Fugro generally defines processes and interprets data related to the earth's surface, soils and rocks beneath while providing advice based on the results to clients in many sectors. Fugro decided to use Alcoa’s AADP due to its weight, which is about half of steel. AADP will enable Fugro to double the offshore operating depth. The company also decided to collaborate with Alcoa as the latter is a global leader in aluminum, which can support its efforts with advanced metallurgical technology and innovation.

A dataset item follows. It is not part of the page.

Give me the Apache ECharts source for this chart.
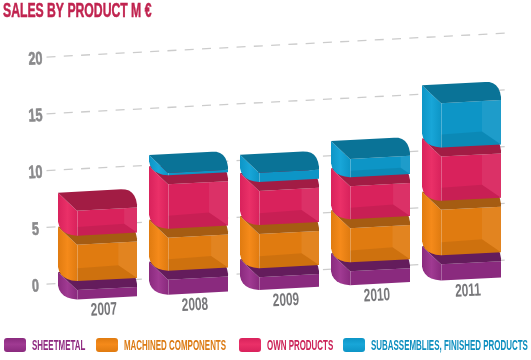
<!DOCTYPE html>
<html><head><meta charset="utf-8">
<style>html,body{margin:0;padding:0;background:#fff}#c{width:531px;height:360px}</style>
<script src="https://cdn.jsdelivr.net/npm/echarts@6/dist/echarts.min.js"></script>
</head><body><div id="c"></div>
<script>
const years = ['2007','2008','2009','2010','2011'];
const yTicks = [0,5,10,15,20];
const sheetmetal = [1.0,1.5,1.3,1.4,1.6];
const machined = [4.0,3.7,3.8,3.8,4.8];
const own = [3.0,4.7,3.8,3.7,4.7];
const subassemblies = [0,1.0,1.6,2.4,4.7];
const seriesNames = ['SHEETMETAL','MACHINED COMPONENTS','OWN PRODUCTS','SUBASSEMBLIES, FINISHED PRODUCTS'];
const seriesValues = [sheetmetal,machined,own,subassemblies];
const palettes = [
 {front:'#8a2a7e',light:'#a03a92',top:'#641c5c',text:'#8f2a80'},
 {front:'#e07b10',light:'#f58a1a',top:'#a55c12',text:'#dc7a12'},
 {front:'#d9225c',light:'#ea3068',top:'#a21c44',text:'#cc2257'},
 {front:'#0d95c6',light:'#18a6d8',top:'#0a7397',text:'#0d8fbf'}
];
const legendSwatchX = [4,96,239,343];
const TILT = 0.052, X0 = 47, LEFT = 39.5, DEPTH = 19, W = 60;
const font = '"Liberation Sans",sans-serif';

function bez(p0,c,p1,n){const r=[];for(let i=1;i<=n;i++){const t=i/n,u=1-t;r.push([u*u*p0[0]+2*u*t*c[0]+t*t*p1[0],u*u*p0[1]+2*u*t*c[1]+t*t*p1[1]]);}return r;}

function tilted(api,i,v,dx){
  const p = api.coord([i,v]);
  const x = p[0]+dx;
  return [x, p[1]-TILT*(x-X0)];
}

function boxRender(sIdx){
  const pal = palettes[sIdx];
  return function(params,api){
    const i = api.value(0), v0 = api.value(1), v1 = api.value(2);
    if(v1<=v0) return {type:'group',children:[]};
    const shift = sIdx===0 ? 7 : 0;
    const T = dx=>tilted(api,i,v1,dx), B = dx=>tilted(api,i,v0,dx);
    const xb = -LEFT, xf = xb+DEPTH, xr = xf+W;
    const bl = T(xb), fl = T(xf), fr = T(xr);
    fl[1]+=DEPTH; fr[1]+=DEPTH;
    const brStart = T(xb+63);
    const brEnd = [fr[0],fr[1]-3];
    const ctrl = [fr[0]-2,brStart[1]-1];
    const topPoly = [bl,brStart,...bez(brStart,ctrl,brEnd,6),fr,fl];
    const bf = B(xf), br = B(xr), bb = B(xb);
    bf[1]+=10+shift; br[1]+=10+shift; bb[1]+=-5+shift;
    const leftPoly=[bl,fl,bf,...bez(bf,[bb[0]+2,bb[1]+13],bb,6)];
    const h = bf[1]-fl[1];
    const fd = Math.min(13,h*0.35);
    const wx = DEPTH*Math.min(1,fd/13);
    const floorPoly=[bf,[bf[0],bf[1]-fd],[br[0]-wx,br[1]-fd],br];
    const wallPoly=[[fr[0]-wx,fr[1]],fr,br,[br[0]-wx,br[1]-fd]];
    const strip=[fl,[fl[0]+1,fl[1]],[bf[0]+1,bf[1]],bf];
    const shape=(pts,fill,op)=>({type:'polygon',shape:{points:pts},style:{fill:fill,opacity:op==null?1:op}});
    const kids=[
      shape(leftPoly,{type:'linear',x:0,y:0,x2:1,y2:0,colorStops:[{offset:0,color:pal.front},{offset:.5,color:pal.light},{offset:1,color:pal.front}]}),
      shape([fl,fr,br,bf],pal.front)
    ];
    if(h>=18) kids.push(shape(wallPoly,'#ffffff',.07),shape(floorPoly,'#000000',.08));
    kids.push(shape(topPoly,pal.top),shape(strip,'#ffffff',.28));
    return {type:'group',children:kids};
  };
}

const stacks = seriesValues.map((vals,s)=>vals.map((v,i)=>{
  let base=0; for(let k=0;k<s;k++) base+=seriesValues[k][i];
  return [i,base,base+v];
}));

const boxSeries = seriesNames.map((name,s)=>({
  name:name,type:'custom',coordinateSystem:'cartesian2d',clip:false,z:3+s,
  encode:{x:0,y:[1,2]},
  renderItem:boxRender(s),
  data:stacks[s]
}));

const gridSeries = {
  type:'custom',coordinateSystem:'cartesian2d',clip:false,z:1,silent:true,
  encode:{x:0,y:1},
  renderItem:(params,api)=>{
    const v=api.value(1);
    const a=tilted(api,0,v,-51), b=tilted(api,4,v,47);
    const lbl=api.coord([0,v]);
    return {type:'group',children:[
      {type:'line',shape:{x1:a[0],y1:a[1],x2:b[0],y2:b[1]},style:{stroke:'#cccccc',lineWidth:1.3,lineDash:[9,8.3]}},
      {type:'text',x:35.5,y:lbl[1]+2.5,rotation:TILT,scaleX:.7,
       style:{text:String(v),fontFamily:font,fontWeight:'bold',fontSize:18,fill:'#8a8a8c',stroke:'#8a8a8c',lineWidth:.6,align:'center',verticalAlign:'middle'}}
    ]};
  },
  data:yTicks.map(v=>[0,v])
};

const yearSeries = {
  type:'custom',coordinateSystem:'cartesian2d',clip:false,z:8,silent:true,
  encode:{x:0,y:1},
  renderItem:(params,api)=>{
    const i=api.value(0);
    const p=tilted(api,i,0,6.5);
    return {type:'text',x:p[0],y:p[1]+29,rotation:TILT,scaleX:.66,
      style:{text:years[i],fontFamily:font,fontWeight:'bold',fontSize:18,fill:'#77777a',align:'center',verticalAlign:'middle'}};
  },
  data:years.map((y,i)=>[i,0])
};

const legendGraphics = [];
seriesNames.forEach((n,s)=>{
  const x=legendSwatchX[s];
  legendGraphics.push({type:'rect',x:x,y:338,shape:{width:22,height:14,r:3},
    style:{fill:{type:'linear',x:0,y:0,x2:0,y2:1,colorStops:[{offset:0,color:palettes[s].front},{offset:.45,color:palettes[s].light},{offset:1,color:palettes[s].front}]}}});
  legendGraphics.push({type:'text',x:x+28,y:345.5,scaleX:.53,
    style:{text:n,fontFamily:font,fontWeight:'bold',fontSize:15,fill:palettes[s].text,align:'left',verticalAlign:'middle'}});
});

const chart = echarts.init(document.getElementById('c'),null,{renderer:'canvas'});
chart.setOption({
  animation:false,backgroundColor:'#fff',
  grid:{left:52,right:24,top:57,bottom:76},
  xAxis:{type:'category',data:years,axisLine:{show:false},axisTick:{show:false},axisLabel:{show:false},splitLine:{show:false}},
  yAxis:{type:'value',min:0,max:20,interval:5,axisLine:{show:false},axisTick:{show:false},splitLine:{show:false},axisLabel:{show:false}},
  graphic:[
    {type:'text',x:3,y:11.5,scaleX:.61,style:{text:'SALES BY PRODUCT M €',fontFamily:font,fontWeight:'bold',fontSize:20,fill:'#c0234f',stroke:'#c0234f',lineWidth:.5,align:'left',verticalAlign:'middle'}},
    ...legendGraphics
  ],
  series:[gridSeries,...boxSeries,yearSeries]
});
</script></body></html>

Pennsylvania-based Alcoa Inc. is among the world’s leading producers of primary and fabricated aluminum and alumina. A week ago, Alcoa released its fourth quarter and full year 2012 results. The company posted a profit (from continuing operation) of $242 million or 21 cents per share in the fourth quarter compared with a loss of $193 million or 18 cents a share reported in the year-ago quarter. The results were boosted by a gain of $178 million ($161 million post-tax) associated with a hydroelectric project asset sale.
Excluding one-time items, Alcoa earned $64 million or 6 cents a share in the quarter, in line with the Zacks Consensus Estimate. The company’s midstream and downstream businesses delivered profits and its cost-cutting measures also supported the results.

Revenues decreased 1.5% year over year to $5,898 million in the fourth quarter, but were ahead of the Zacks Consensus Estimate of $5,579 million. The company provided an upbeat demand outlook for 2013, backed by a recovery in the Chinese economy.

Alcoa competes with Aluminum Corporation Of China Limited and RioTinto plc. (RIO - Analyst Report). The company retains a short-term Zacks Rank #3 (Hold). We currently have a long-term Neutral recommendation on the stock.